Patients with single large stone in the proximal ureter with slight to moderate hydronephrosis were prospectively selected and assigned into groups of MPCNL and FURS on the basis of the patient's choice. Demographic data, operative duration, postoperative hospital stay, complication rate, and stone-free rate were recorded and compared.

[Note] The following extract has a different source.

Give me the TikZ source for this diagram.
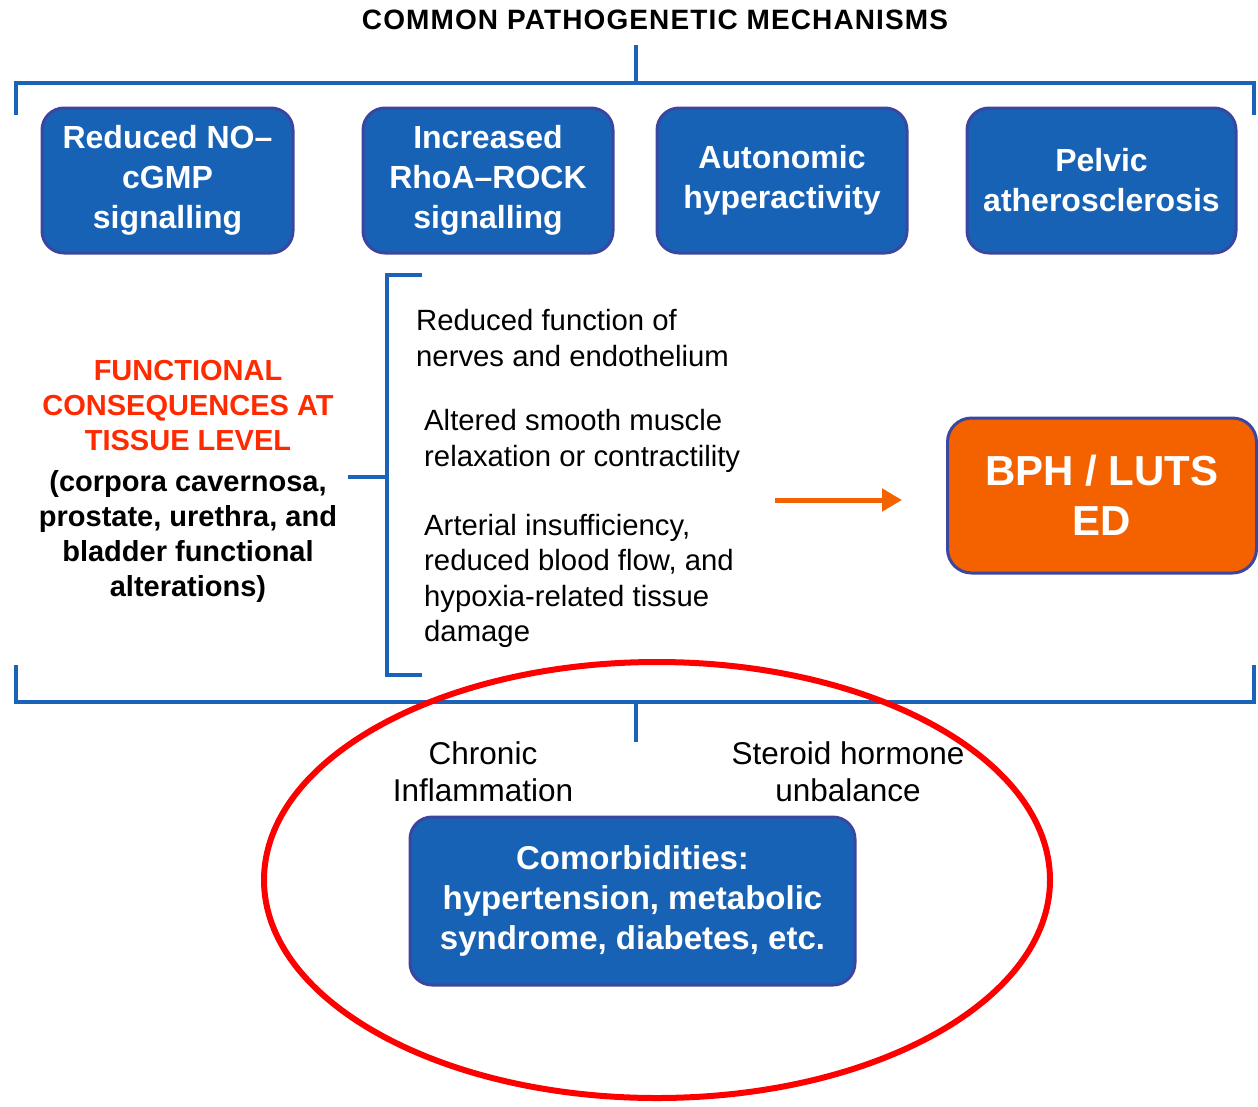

From October 2010 to May 2012, 76 such patients were consecutively included into the study. No significant difference was found in preoperative demographics, including age, sex, and severity of hydronephrosis. Stone size was 15.6 ± 2.5 and 14.9 ± 2.3 mm (P = .349), operative duration 49.3 ± 11.7 and 67.2 ± 17.3 minutes (P <.001), postoperative hospital stay 4.2 ± 1.1 and 1.8 ± 0.8 days (P <.001), stone-free rate (residual ≤3 mm) 93.7% and 84.1% (P = .198), and complication rate over grade II (modified Clavien system) 12.5% and 6.8% (P = .398) in MPCNL and FURS groups respectively.
Both MPCNL in supine position and FURS are effective and safe surgical options for patients with single large stone in the proximal ureter, when indicated. FURS is associated with faster recovery and less invasiveness than MPCNL in supine position.